MATERIAL PROVIDED.
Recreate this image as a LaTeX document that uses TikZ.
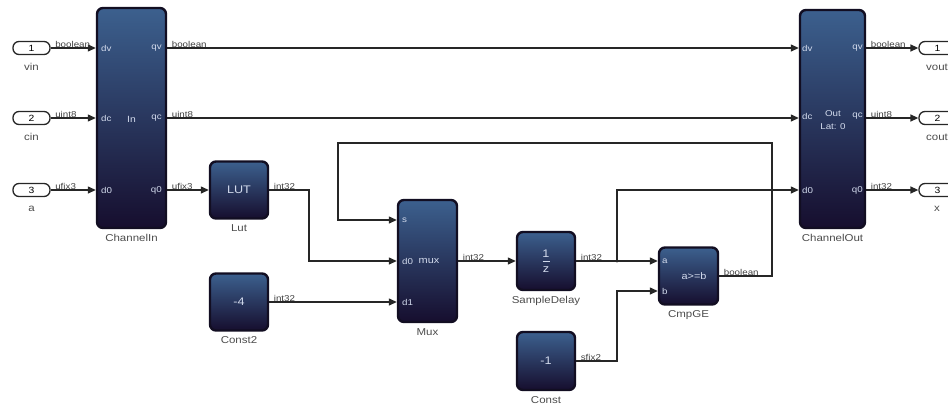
\documentclass[tikz,border=0pt]{standalone}
\usepackage{fontspec}
\setmainfont[FakeStretch=1.15]{Liberation Sans}
\usetikzlibrary{arrows.meta,positioning}

\definecolor{blktop}{RGB}{60,96,142}
\definecolor{blkmid}{RGB}{34,44,86}
\definecolor{blkbot}{RGB}{22,14,46}
\definecolor{blkedge}{RGB}{18,14,34}
\definecolor{porttxt}{RGB}{210,218,236}

\begin{document}
\begin{tikzpicture}[x=1pt, y=-1pt,
  blk/.style={draw=blkedge, line width=2.4pt, rounded corners=6pt,
    top color=blktop, middle color=blkmid, bottom color=blkbot,
    text=porttxt, font=\fontsize{11}{12}\selectfont, inner sep=0pt},
  portlbl/.style={text=porttxt, font=\fontsize{8.5}{9}\selectfont, inner sep=1pt},
  blkname/.style={text=black!70, font=\fontsize{10}{11}\selectfont, inner sep=1pt},
  iolbl/.style={text=black!70, font=\fontsize{10}{11}\selectfont, inner sep=1pt},
  ioport/.style={draw=black!85, line width=1.3pt, fill=white, rounded corners=6pt,
    minimum width=37pt, minimum height=13pt, inner sep=0pt, font=\fontsize{9}{10}\selectfont},
  sig/.style={draw=black!85, line width=1.3pt, -{Triangle[length=8pt,width=7pt]}},
  siglbl/.style={anchor=south west, xshift=3pt, yshift=-1pt, inner sep=1pt,
    text=black!75, font=\fontsize{8.5}{9}\selectfont}]

\useasboundingbox (0,0) rectangle (948,410);

% ── Blocks ──
\node[blk, minimum width=69pt, minimum height=220pt] (chin)  at (131.5,118) {};
\node[blk, minimum width=65pt, minimum height=218pt] (chout) at (832.5,119) {};
\node[blk, minimum width=58pt, minimum height=57pt]  (lut)   at (239,190)   {LUT};
\node[blk, minimum width=58pt, minimum height=57pt]  (c2)    at (239,302)   {-4};
\node[blk, minimum width=59pt, minimum height=122pt] (mux)   at (427.5,261) {};
\node[blk, minimum width=58pt, minimum height=58pt, align=center] (dly) at (546,261)
  {1\\[-4pt]\rule[3pt]{7pt}{0.8pt}\\[-5pt]z};
\node[blk, minimum width=59pt, minimum height=57pt]  (cmp)   at (688.5,276) {};
\node[blk, minimum width=58pt, minimum height=58pt]  (c1)    at (546,361)   {-1};

% Block names
\node[blkname, below=4pt of chin]  (chin-name)  {ChannelIn};
\node[blkname, below=4pt of chout] (chout-name) {ChannelOut};
\node[blkname, below=4pt of lut]   (lut-name)   {Lut};
\node[blkname, below=4pt of c2]    (c2-name)    {Const2};
\node[blkname, below=4pt of mux]   (mux-name)   {Mux};
\node[blkname, below=4pt of dly]   (dly-name)   {SampleDelay};
\node[blkname, below=4pt of cmp]   (cmp-name)   {CmpGE};
\node[blkname, below=4pt of c1]    (c1-name)    {Const};

% Port labels inside blocks
\foreach \p/\y in {v/48, c/118, 0/190} {
  \node[portlbl, anchor=west] (chin-d\p)  at (100,\y) {d\p};
  \node[portlbl, anchor=east] (chin-q\p)  at (163,\y) {q\p};
}
\foreach \p/\y in {v/48, c/116, 0/190} {
  \node[portlbl, anchor=west] (chout-d\p) at (801,\y) {d\p};
  \node[portlbl, anchor=east] (chout-q\p) at (864,\y) {q\p};
}
\node[portlbl, font=\fontsize{9}{10}\selectfont] (chin-in) at (131.5,119) {In};
\node[portlbl, font=\fontsize{8.5}{12.5}\selectfont, align=center, inner sep=0pt] (chout-lat) at (833,120)
  {Out\\Lat: 0};
\node[portlbl, anchor=west] (mux-s)  at (401,220) {s};
\node[portlbl, anchor=west] (mux-d0) at (401,261) {d0};
\node[portlbl, anchor=west] (mux-d1) at (401,302) {d1};
\node[portlbl, font=\fontsize{9.5}{10}\selectfont] (mux-op) at (429,261) {mux};
\node[portlbl, anchor=west] (cmp-a) at (661,261) {a};
\node[portlbl, anchor=west] (cmp-b) at (661,291) {b};
\node[portlbl, font=\fontsize{9.5}{10}\selectfont] (cmp-op) at (694,276) {a>=b};

% ── Inports / Outports ──
\foreach \n/\nm/\y/\t in {1/vin/48/boolean, 2/cin/118/uint8, 3/a/190/ufix3} {
  \node[ioport] (in\n) at (31.5,\y) {\n};
  \node[iolbl] (in\n-lbl) at (31.5,{\y+19}) {\nm};
  \draw[sig] (in\n) -- node[siglbl, at start] {\t} (chin.west |- in\n);
}
\foreach \n/\nm/\y/\t in {1/vout/48/boolean, 2/cout/118/uint8, 3/x/190/int32} {
  \node[ioport] (out\n) at (937.5,\y) {\n};
  \node[iolbl] (out\n-lbl) at (937,{\y+19}) {\nm};
  \draw[sig] (chout.east |- out\n) -- node[siglbl, at start] {\t} (out\n);
}

% ── Signals ──
\foreach \n/\t in {1/boolean, 2/uint8}
  \draw[sig] (chin.east |- in\n) -- node[siglbl, at start] {\t} (chout.west |- in\n);

\draw[sig] (chin.east |- in3) -- node[siglbl, at start] {ufix3} (lut.west);
\draw[sig] (lut.east) -- node[siglbl, at start] {int32} (309,190) |- (mux.west);
\draw[sig] (c2.east) -- node[siglbl, at start] {int32} (mux.west |- c2.east);
\draw[sig] (mux.east) -- node[siglbl, at start] {int32} (dly.west);

% delay output with branch to ChannelOut d0
\coordinate (br) at (617,261);
\draw[sig] (dly.east) -- node[siglbl, at start] {int32} (cmp.west |- dly.east);
\draw[sig] (br) |- (chout.west |- in3);
\fill[black!85] (br) circle (1.6pt);

\draw[sig] (c1.east) -- node[siglbl, at start] {sfix2} (617,361) |- (cmp.west |- 0,291);

% feedback to mux select
\draw[sig] (cmp.east) -- node[siglbl, at start] {boolean} (772,276) |- (338,143) |- (mux.west |- 0,220);

\end{tikzpicture}
\end{document}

TASK.
Except for the pictures, reproduce every line exactly.

OUTPUT BELOW.
Recreate this image as a LaTeX document that uses TikZ.
\documentclass[tikz,border=0pt]{standalone}
\usepackage{fontspec}
\setmainfont[FakeStretch=1.15]{Liberation Sans}
\usetikzlibrary{arrows.meta,positioning}

\definecolor{blktop}{RGB}{60,96,142}
\definecolor{blkmid}{RGB}{34,44,86}
\definecolor{blkbot}{RGB}{22,14,46}
\definecolor{blkedge}{RGB}{18,14,34}
\definecolor{porttxt}{RGB}{210,218,236}

\begin{document}
\begin{tikzpicture}[x=1pt, y=-1pt,
  blk/.style={draw=blkedge, line width=2.4pt, rounded corners=6pt,
    top color=blktop, middle color=blkmid, bottom color=blkbot,
    text=porttxt, font=\fontsize{11}{12}\selectfont, inner sep=0pt},
  portlbl/.style={text=porttxt, font=\fontsize{8.5}{9}\selectfont, inner sep=1pt},
  blkname/.style={text=black!70, font=\fontsize{10}{11}\selectfont, inner sep=1pt},
  iolbl/.style={text=black!70, font=\fontsize{10}{11}\selectfont, inner sep=1pt},
  ioport/.style={draw=black!85, line width=1.3pt, fill=white, rounded corners=6pt,
    minimum width=37pt, minimum height=13pt, inner sep=0pt, font=\fontsize{9}{10}\selectfont},
  sig/.style={draw=black!85, line width=1.3pt, -{Triangle[length=8pt,width=7pt]}},
  siglbl/.style={anchor=south west, xshift=3pt, yshift=-1pt, inner sep=1pt,
    text=black!75, font=\fontsize{8.5}{9}\selectfont}]

\useasboundingbox (0,0) rectangle (948,410);

% ── Blocks ──
\node[blk, minimum width=69pt, minimum height=220pt] (chin)  at (131.5,118) {};
\node[blk, minimum width=65pt, minimum height=218pt] (chout) at (832.5,119) {};
\node[blk, minimum width=58pt, minimum height=57pt]  (lut)   at (239,190)   {LUT};
\node[blk, minimum width=58pt, minimum height=57pt]  (c2)    at (239,302)   {-4};
\node[blk, minimum width=59pt, minimum height=122pt] (mux)   at (427.5,261) {};
\node[blk, minimum width=58pt, minimum height=58pt, align=center] (dly) at (546,261)
  {1\\[-4pt]\rule[3pt]{7pt}{0.8pt}\\[-5pt]z};
\node[blk, minimum width=59pt, minimum height=57pt]  (cmp)   at (688.5,276) {};
\node[blk, minimum width=58pt, minimum height=58pt]  (c1)    at (546,361)   {-1};

% Block names
\node[blkname, below=4pt of chin]  (chin-name)  {ChannelIn};
\node[blkname, below=4pt of chout] (chout-name) {ChannelOut};
\node[blkname, below=4pt of lut]   (lut-name)   {Lut};
\node[blkname, below=4pt of c2]    (c2-name)    {Const2};
\node[blkname, below=4pt of mux]   (mux-name)   {Mux};
\node[blkname, below=4pt of dly]   (dly-name)   {SampleDelay};
\node[blkname, below=4pt of cmp]   (cmp-name)   {CmpGE};
\node[blkname, below=4pt of c1]    (c1-name)    {Const};

% Port labels inside blocks
\foreach \p/\y in {v/48, c/118, 0/190} {
  \node[portlbl, anchor=west] (chin-d\p)  at (100,\y) {d\p};
  \node[portlbl, anchor=east] (chin-q\p)  at (163,\y) {q\p};
}
\foreach \p/\y in {v/48, c/116, 0/190} {
  \node[portlbl, anchor=west] (chout-d\p) at (801,\y) {d\p};
  \node[portlbl, anchor=east] (chout-q\p) at (864,\y) {q\p};
}
\node[portlbl, font=\fontsize{9}{10}\selectfont] (chin-in) at (131.5,119) {In};
\node[portlbl, font=\fontsize{8.5}{12.5}\selectfont, align=center, inner sep=0pt] (chout-lat) at (833,120)
  {Out\\Lat: 0};
\node[portlbl, anchor=west] (mux-s)  at (401,220) {s};
\node[portlbl, anchor=west] (mux-d0) at (401,261) {d0};
\node[portlbl, anchor=west] (mux-d1) at (401,302) {d1};
\node[portlbl, font=\fontsize{9.5}{10}\selectfont] (mux-op) at (429,261) {mux};
\node[portlbl, anchor=west] (cmp-a) at (661,261) {a};
\node[portlbl, anchor=west] (cmp-b) at (661,291) {b};
\node[portlbl, font=\fontsize{9.5}{10}\selectfont] (cmp-op) at (694,276) {a>=b};

% ── Inports / Outports ──
\foreach \n/\nm/\y/\t in {1/vin/48/boolean, 2/cin/118/uint8, 3/a/190/ufix3} {
  \node[ioport] (in\n) at (31.5,\y) {\n};
  \node[iolbl] (in\n-lbl) at (31.5,{\y+19}) {\nm};
  \draw[sig] (in\n) -- node[siglbl, at start] {\t} (chin.west |- in\n);
}
\foreach \n/\nm/\y/\t in {1/vout/48/boolean, 2/cout/118/uint8, 3/x/190/int32} {
  \node[ioport] (out\n) at (937.5,\y) {\n};
  \node[iolbl] (out\n-lbl) at (937,{\y+19}) {\nm};
  \draw[sig] (chout.east |- out\n) -- node[siglbl, at start] {\t} (out\n);
}

% ── Signals ──
\foreach \n/\t in {1/boolean, 2/uint8}
  \draw[sig] (chin.east |- in\n) -- node[siglbl, at start] {\t} (chout.west |- in\n);

\draw[sig] (chin.east |- in3) -- node[siglbl, at start] {ufix3} (lut.west);
\draw[sig] (lut.east) -- node[siglbl, at start] {int32} (309,190) |- (mux.west);
\draw[sig] (c2.east) -- node[siglbl, at start] {int32} (mux.west |- c2.east);
\draw[sig] (mux.east) -- node[siglbl, at start] {int32} (dly.west);

% delay output with branch to ChannelOut d0
\coordinate (br) at (617,261);
\draw[sig] (dly.east) -- node[siglbl, at start] {int32} (cmp.west |- dly.east);
\draw[sig] (br) |- (chout.west |- in3);
\fill[black!85] (br) circle (1.6pt);

\draw[sig] (c1.east) -- node[siglbl, at start] {sfix2} (617,361) |- (cmp.west |- 0,291);

% feedback to mux select
\draw[sig] (cmp.east) -- node[siglbl, at start] {boolean} (772,276) |- (338,143) |- (mux.west |- 0,220);

\end{tikzpicture}
\end{document}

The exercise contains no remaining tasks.